GIVEN MATERIAL.
# # # # #

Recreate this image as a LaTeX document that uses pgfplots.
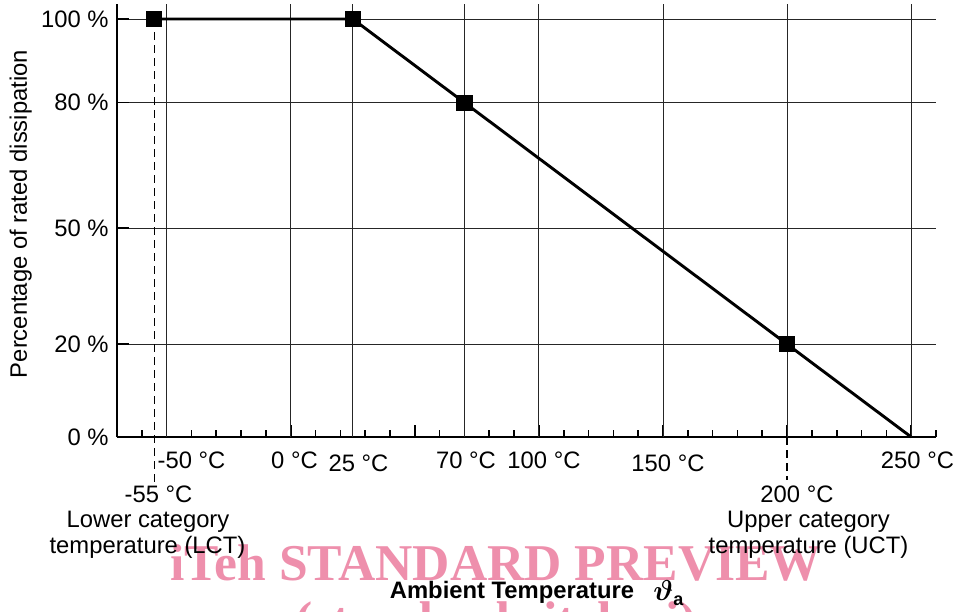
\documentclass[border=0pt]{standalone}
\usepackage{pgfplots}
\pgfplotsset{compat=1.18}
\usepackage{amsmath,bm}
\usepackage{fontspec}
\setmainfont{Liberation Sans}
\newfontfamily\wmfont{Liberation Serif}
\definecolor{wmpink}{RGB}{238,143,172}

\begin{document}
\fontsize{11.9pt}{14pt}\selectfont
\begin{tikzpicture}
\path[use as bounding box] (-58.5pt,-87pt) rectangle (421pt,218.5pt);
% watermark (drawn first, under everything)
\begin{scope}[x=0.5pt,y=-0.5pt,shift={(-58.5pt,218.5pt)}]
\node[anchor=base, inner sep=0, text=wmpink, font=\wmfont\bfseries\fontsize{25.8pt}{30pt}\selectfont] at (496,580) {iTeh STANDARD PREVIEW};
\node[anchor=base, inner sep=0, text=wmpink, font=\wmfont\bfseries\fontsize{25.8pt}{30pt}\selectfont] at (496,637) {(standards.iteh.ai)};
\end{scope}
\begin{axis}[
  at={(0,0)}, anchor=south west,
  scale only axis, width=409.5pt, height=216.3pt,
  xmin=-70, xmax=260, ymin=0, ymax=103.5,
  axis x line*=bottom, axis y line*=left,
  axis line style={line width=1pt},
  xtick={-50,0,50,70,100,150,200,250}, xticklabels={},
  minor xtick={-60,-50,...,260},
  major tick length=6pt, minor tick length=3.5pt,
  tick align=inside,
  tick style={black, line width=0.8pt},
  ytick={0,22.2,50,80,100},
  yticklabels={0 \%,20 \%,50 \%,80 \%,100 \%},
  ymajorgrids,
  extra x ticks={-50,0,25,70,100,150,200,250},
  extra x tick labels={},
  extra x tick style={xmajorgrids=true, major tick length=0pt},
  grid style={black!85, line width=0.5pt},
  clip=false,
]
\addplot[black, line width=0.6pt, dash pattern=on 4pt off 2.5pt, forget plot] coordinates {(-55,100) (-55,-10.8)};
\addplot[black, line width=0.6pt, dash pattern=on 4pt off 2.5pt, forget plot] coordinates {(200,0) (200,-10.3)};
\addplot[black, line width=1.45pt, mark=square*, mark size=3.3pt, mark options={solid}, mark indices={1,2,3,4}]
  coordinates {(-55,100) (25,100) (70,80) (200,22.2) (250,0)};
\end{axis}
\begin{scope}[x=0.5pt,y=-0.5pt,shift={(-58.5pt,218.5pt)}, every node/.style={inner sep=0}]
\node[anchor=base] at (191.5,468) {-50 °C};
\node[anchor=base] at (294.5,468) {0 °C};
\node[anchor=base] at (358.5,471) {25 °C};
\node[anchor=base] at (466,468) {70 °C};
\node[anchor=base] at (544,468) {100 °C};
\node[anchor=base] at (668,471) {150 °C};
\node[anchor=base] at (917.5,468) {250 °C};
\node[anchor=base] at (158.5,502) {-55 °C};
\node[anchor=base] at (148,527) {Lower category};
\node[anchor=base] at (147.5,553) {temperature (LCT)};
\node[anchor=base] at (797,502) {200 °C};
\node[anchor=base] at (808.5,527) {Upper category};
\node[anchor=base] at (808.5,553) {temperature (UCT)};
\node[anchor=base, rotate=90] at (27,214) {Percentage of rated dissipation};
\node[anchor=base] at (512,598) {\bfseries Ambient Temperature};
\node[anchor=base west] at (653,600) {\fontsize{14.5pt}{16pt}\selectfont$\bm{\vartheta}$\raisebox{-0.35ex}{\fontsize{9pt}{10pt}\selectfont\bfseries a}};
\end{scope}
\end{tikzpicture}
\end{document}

# # # # #

EXERCISE DESCRIPTION. Quote the material word for word, dropping any images it holds.

OUTPUT OF THE TASK.
Recreate this image as a LaTeX document that uses pgfplots.
\documentclass[border=0pt]{standalone}
\usepackage{pgfplots}
\pgfplotsset{compat=1.18}
\usepackage{amsmath,bm}
\usepackage{fontspec}
\setmainfont{Liberation Sans}
\newfontfamily\wmfont{Liberation Serif}
\definecolor{wmpink}{RGB}{238,143,172}

\begin{document}
\fontsize{11.9pt}{14pt}\selectfont
\begin{tikzpicture}
\path[use as bounding box] (-58.5pt,-87pt) rectangle (421pt,218.5pt);
% watermark (drawn first, under everything)
\begin{scope}[x=0.5pt,y=-0.5pt,shift={(-58.5pt,218.5pt)}]
\node[anchor=base, inner sep=0, text=wmpink, font=\wmfont\bfseries\fontsize{25.8pt}{30pt}\selectfont] at (496,580) {iTeh STANDARD PREVIEW};
\node[anchor=base, inner sep=0, text=wmpink, font=\wmfont\bfseries\fontsize{25.8pt}{30pt}\selectfont] at (496,637) {(standards.iteh.ai)};
\end{scope}
\begin{axis}[
  at={(0,0)}, anchor=south west,
  scale only axis, width=409.5pt, height=216.3pt,
  xmin=-70, xmax=260, ymin=0, ymax=103.5,
  axis x line*=bottom, axis y line*=left,
  axis line style={line width=1pt},
  xtick={-50,0,50,70,100,150,200,250}, xticklabels={},
  minor xtick={-60,-50,...,260},
  major tick length=6pt, minor tick length=3.5pt,
  tick align=inside,
  tick style={black, line width=0.8pt},
  ytick={0,22.2,50,80,100},
  yticklabels={0 \%,20 \%,50 \%,80 \%,100 \%},
  ymajorgrids,
  extra x ticks={-50,0,25,70,100,150,200,250},
  extra x tick labels={},
  extra x tick style={xmajorgrids=true, major tick length=0pt},
  grid style={black!85, line width=0.5pt},
  clip=false,
]
\addplot[black, line width=0.6pt, dash pattern=on 4pt off 2.5pt, forget plot] coordinates {(-55,100) (-55,-10.8)};
\addplot[black, line width=0.6pt, dash pattern=on 4pt off 2.5pt, forget plot] coordinates {(200,0) (200,-10.3)};
\addplot[black, line width=1.45pt, mark=square*, mark size=3.3pt, mark options={solid}, mark indices={1,2,3,4}]
  coordinates {(-55,100) (25,100) (70,80) (200,22.2) (250,0)};
\end{axis}
\begin{scope}[x=0.5pt,y=-0.5pt,shift={(-58.5pt,218.5pt)}, every node/.style={inner sep=0}]
\node[anchor=base] at (191.5,468) {-50 °C};
\node[anchor=base] at (294.5,468) {0 °C};
\node[anchor=base] at (358.5,471) {25 °C};
\node[anchor=base] at (466,468) {70 °C};
\node[anchor=base] at (544,468) {100 °C};
\node[anchor=base] at (668,471) {150 °C};
\node[anchor=base] at (917.5,468) {250 °C};
\node[anchor=base] at (158.5,502) {-55 °C};
\node[anchor=base] at (148,527) {Lower category};
\node[anchor=base] at (147.5,553) {temperature (LCT)};
\node[anchor=base] at (797,502) {200 °C};
\node[anchor=base] at (808.5,527) {Upper category};
\node[anchor=base] at (808.5,553) {temperature (UCT)};
\node[anchor=base, rotate=90] at (27,214) {Percentage of rated dissipation};
\node[anchor=base] at (512,598) {\bfseries Ambient Temperature};
\node[anchor=base west] at (653,600) {\fontsize{14.5pt}{16pt}\selectfont$\bm{\vartheta}$\raisebox{-0.35ex}{\fontsize{9pt}{10pt}\selectfont\bfseries a}};
\end{scope}
\end{tikzpicture}
\end{document}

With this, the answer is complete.